(Rows from a dataset of charts and code)
···
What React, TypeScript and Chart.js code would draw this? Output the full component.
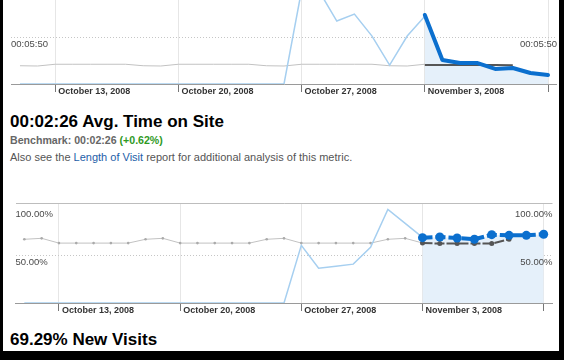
import React, { useEffect, useRef } from "react";
import { Chart, registerables } from "chart.js";

Chart.register(...registerables);

const FONT = "'Liberation Sans', Arial, Helvetica, sans-serif";
const N = null;

// 31 days, Oct 11 2008 .. Nov 10 2008
const days = [
  "Oct 11", "Oct 12", "Oct 13", "Oct 14", "Oct 15", "Oct 16", "Oct 17", "Oct 18",
  "Oct 19", "Oct 20", "Oct 21", "Oct 22", "Oct 23", "Oct 24", "Oct 25", "Oct 26",
  "Oct 27", "Oct 28", "Oct 29", "Oct 30", "Oct 31", "Nov 1", "Nov 2", "Nov 3",
  "Nov 4", "Nov 5", "Nov 6", "Nov 7", "Nov 8", "Nov 9", "Nov 10",
];

const tickIndex = [2, 9, 16, 23, 30];
const tickLabels = ["October 13, 2008", "October 20, 2008", "October 27, 2008", "November 3, 2008", ""];

// Avg. time on site (seconds)
const timeSelected = [N, N, N, N, N, N, N, N, N, N, N, N, N, N, N, N, N, N, N, N, N, N, N, 514, 179, 156, 156, 112, 119, 82, 67];
const timeEarlier = [0, 0, 0, 0, 0, 0, 0, 0, 0, 0, 0, 0, 0, 0, 0, 0, 700, 690, 469, 521, 357, 141, 357, 505, N, N, N, N, N, N, N];
const timeBenchmark = [136, 134, 147, 147, 147, 147, 147, 136, 134, 147, 147, 147, 147, 147, 136, 134, 147, 147, 147, 147, 147, 136, 134, 147, N, N, N, N, N, N, N];
const timeBenchmarkSelected = [N, N, N, N, N, N, N, N, N, N, N, N, N, N, N, N, N, N, N, N, N, N, N, 142, 142, 142, 142, 142, 140, N, N];
const timeTickValues = [0, 350, 700];
const timeTickLabels = ["", "00:05:50", ""];

// New visits (%)
const newSelected = [N, N, N, N, N, N, N, N, N, N, N, N, N, N, N, N, N, N, N, N, N, N, N, 68.3, 69.0, 67.9, 66.6, 71.4, 70.7, 70.7, 71.8];
const newEarlier = [0, 0, 0, 0, 0, 0, 0, 0, 0, 0, 0, 0, 0, 0, 0, 0, 60.3, 36.4, 38.5, 40.6, 58.2, 97.8, 83.2, 68.6, N, N, N, N, N, N, N];
const newBenchmark = [66.6, 67.6, 62.6, 62.6, 62.6, 62.6, 62.6, 66.6, 67.6, 62.6, 62.6, 62.6, 62.6, 62.6, 66.6, 67.6, 62.6, 62.6, 62.6, 62.6, 62.6, 66.6, 67.6, 62.7, N, N, N, N, N, N, N];
const newBenchmarkSelected = [N, N, N, N, N, N, N, N, N, N, N, N, N, N, N, N, N, N, N, N, N, N, N, 62.7, 62.1, 62.1, 62.1, 62.1, 66.6, N, N];
const newTickValues = [0, 50, 100, 104];
const newTickLabels = ["", "50.00%", "100.00%", ""];

const DARK_BLUE = "#0b6fce";
const LIGHT_BLUE = "#a6cff0";
const FILL_BLUE = "#e5f0fa";
const DARK_GRAY = "#555555";
const LIGHT_GRAY = "#c2c2c2";

const pts = (arr: (number | null)[]) =>
  arr.map((y, i) => ({ x: i, y, d: days[i] })).filter((p) => p.y !== null);

function yAxis(position: "left" | "right", max: number, values: number[], labels: string[], dotted: number, solid: number, showGrid: boolean) {
  return {
    type: "linear",
    position,
    min: 0,
    max,
    afterBuildTicks: (s: any) => {
      s.ticks = values.map((v) => ({ value: v }));
    },
    afterFit: (s: any) => {
      s.width = 0;
      s.paddingTop = 0;
      s.paddingBottom = 0;
    },
    grid: {
      display: showGrid,
      drawTicks: false,
      color: (c: any) => {
        const v = c.tick ? c.tick.value : null;
        if (v === dotted) return "#c6c6c6";
        if (v === solid) return "#bdbdbd";
        return "rgba(0,0,0,0)";
      },
      lineWidth: 1,
    },
    border: {
      display: false,
      dash: (c: any) => (c.tick && c.tick.value === dotted ? [1, 2] : []),
    },
    ticks: {
      z: 1,
      mirror: true,
      padding: 0,
      labelOffset: 7,
      color: "#4a4a4a",
      font: { family: FONT, size: 9.5 },
      callback: (v: any) => {
        const k = values.indexOf(v);
        return k >= 0 ? labels[k] : "";
      },
    },
  };
}

function makeConfig(datasets: any[], max: number, values: number[], labels: string[], dotted: number, solid: number) {
  return {
    type: "line",
    data: { datasets },
    options: {
      animation: false,
      responsive: false,
      devicePixelRatio: 1,
      events: [],
      layout: { padding: { top: 4, left: 0, right: 0, bottom: 0 } },
      elements: { line: { tension: 0 } },
      plugins: {
        legend: { display: false },
        tooltip: { enabled: false },
        filler: { drawTime: "beforeDatasetsDraw" },
      },
      scales: {
        x: {
          type: "linear",
          min: -0.51,
          max: 30.51,
          afterBuildTicks: (s: any) => {
            s.ticks = tickIndex.map((v) => ({ value: v }));
          },
          afterFit: (s: any) => {
            s.height = 20;
            s.paddingLeft = 0;
            s.paddingRight = 0;
          },
          grid: { color: "#e6e6e6", tickColor: "#777", tickLength: 8, drawOnChartArea: true, offset: false },
          border: { display: true, color: "#9a9a9a", width: 1 },
          ticks: {
            autoSkip: false,
            maxRotation: 0,
            minRotation: 0,
            align: "start",
            labelOffset: 3,
            padding: -6,
            color: "#333",
            font: { family: FONT, size: 9, weight: "bold" },
            callback: (v: any) => {
              const k = tickIndex.indexOf(v);
              return k >= 0 ? tickLabels[k] : "";
            },
          },
        },
        y: yAxis("left", max, values, labels, dotted, solid, true),
        y2: yAxis("right", max, values, labels, dotted, solid, false),
      },
    },
  };
}

function LineChart({ top, height, config }: { top: number; height: number; config: any }) {
  const ref = useRef<HTMLCanvasElement>(null);
  useEffect(() => {
    const chart = new Chart(ref.current as HTMLCanvasElement, config);
    return () => chart.destroy();
  }, []);
  return (
    <canvas
      ref={ref}
      width={546}
      height={height}
      style={{ position: "absolute", left: 8, top, width: 546, height }}
    />
  );
}

const timeConfig = makeConfig(
  [
    { data: pts(timeSelected), borderColor: DARK_BLUE, borderWidth: 4, pointRadius: 0, fill: "origin", backgroundColor: FILL_BLUE, borderJoinStyle: "round", borderCapStyle: "round" },
    { data: pts(timeBenchmarkSelected), borderColor: DARK_GRAY, borderWidth: 2, pointRadius: 0, fill: false },
    { data: pts(timeEarlier), borderColor: LIGHT_BLUE, borderWidth: 1.5, pointRadius: 0, fill: false },
    { data: pts(timeBenchmark), borderColor: LIGHT_GRAY, borderWidth: 1, pointRadius: 0, fill: false },
  ],
  700,
  timeTickValues,
  timeTickLabels,
  350,
  700
);

const newConfig = makeConfig(
  [
    { data: pts(newSelected), borderColor: DARK_BLUE, borderWidth: 4, borderDash: [10, 3], pointRadius: 4.5, pointBackgroundColor: DARK_BLUE, pointBorderWidth: 0, fill: "origin", backgroundColor: FILL_BLUE },
    { data: pts(newBenchmarkSelected), borderColor: DARK_GRAY, borderWidth: 2, borderDash: [10, 2], pointRadius: 2.5, pointBackgroundColor: DARK_GRAY, pointBorderWidth: 0, fill: false },
    { data: pts(newEarlier), borderColor: LIGHT_BLUE, borderWidth: 1.5, pointRadius: 0, fill: false },
    { data: pts(newBenchmark), borderColor: LIGHT_GRAY, borderWidth: 1, pointRadius: 1.3, pointBackgroundColor: "#aaa", pointBorderWidth: 0, fill: false },
  ],
  104,
  newTickValues,
  newTickLabels,
  50,
  104
);

const text = (top: number, size: number, bold: boolean, color: string, lh: number) => ({
  position: "absolute" as const,
  left: 7,
  top,
  fontSize: size,
  fontWeight: bold ? 700 : 400,
  color,
  lineHeight: lh + "px",
  whiteSpace: "nowrap" as const,
  fontFamily: FONT,
  margin: 0,
});

export default function App() {
  return (
    <div style={{ position: "fixed", left: 0, top: 0, width: 564, height: 360, background: "#000", overflow: "hidden" }}>
      <div style={{ position: "absolute", left: 3, top: 0, width: 556, height: 351, background: "#fff", overflow: "hidden" }}>
        <LineChart top={-14} height={118} config={timeConfig} />
        <div style={text(112, 17, true, "#000", 19)}>00:02:26 Avg. Time on Site</div>
        <div style={text(134, 10.6, true, "#666", 12)}>
          Benchmark: 00:02:26 <span style={{ color: "#2f9a1f" }}>(+0.62%)</span>
        </div>
        <div style={text(151, 11, false, "#555", 12)}>
          Also see the <span style={{ color: "#1d5ea8" }}>Length of Visit</span> report for additional analysis of this metric.
        </div>
        <LineChart top={199} height={124} config={newConfig} />
        <div style={text(330, 17, true, "#000", 19)}>69.29% New Visits</div>
      </div>
    </div>
  );
}
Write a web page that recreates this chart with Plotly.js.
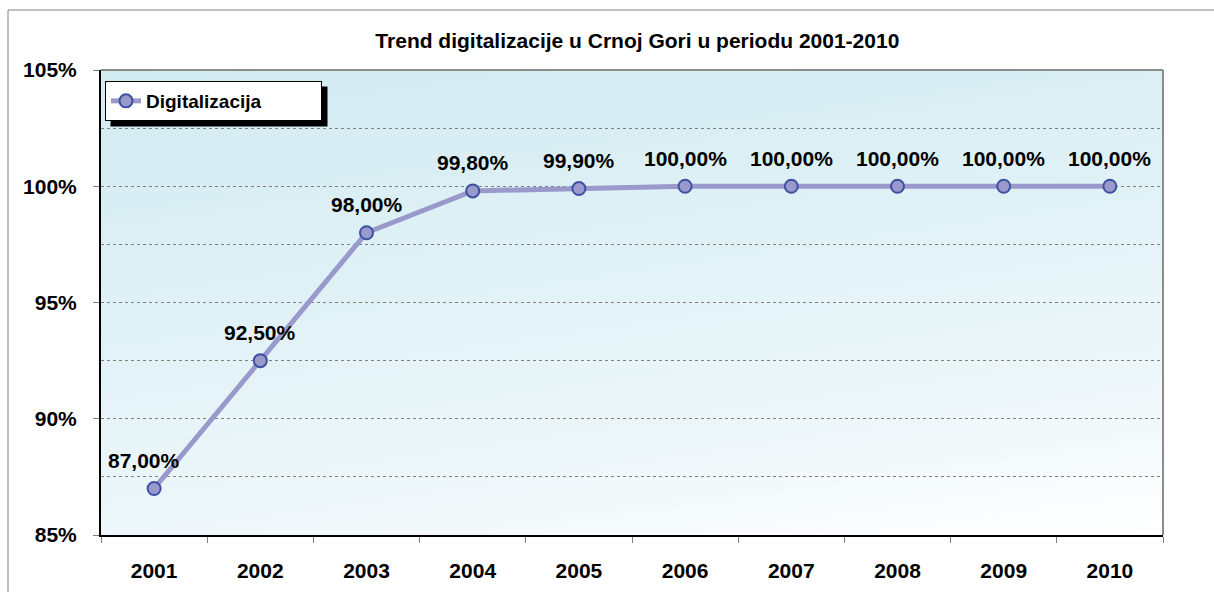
···
→ **Exercise objective**: Locate all lines in the listing above with the word "this". Copy them.

→ **Reply**:
What React, TypeScript and Chart.js code would draw this? Output the full component.
          Also see the <span style={{ color: "#1d5ea8" }}>Length of Visit</span> report for additional analysis of this metric.
Write a web page that recreates this chart with Plotly.js.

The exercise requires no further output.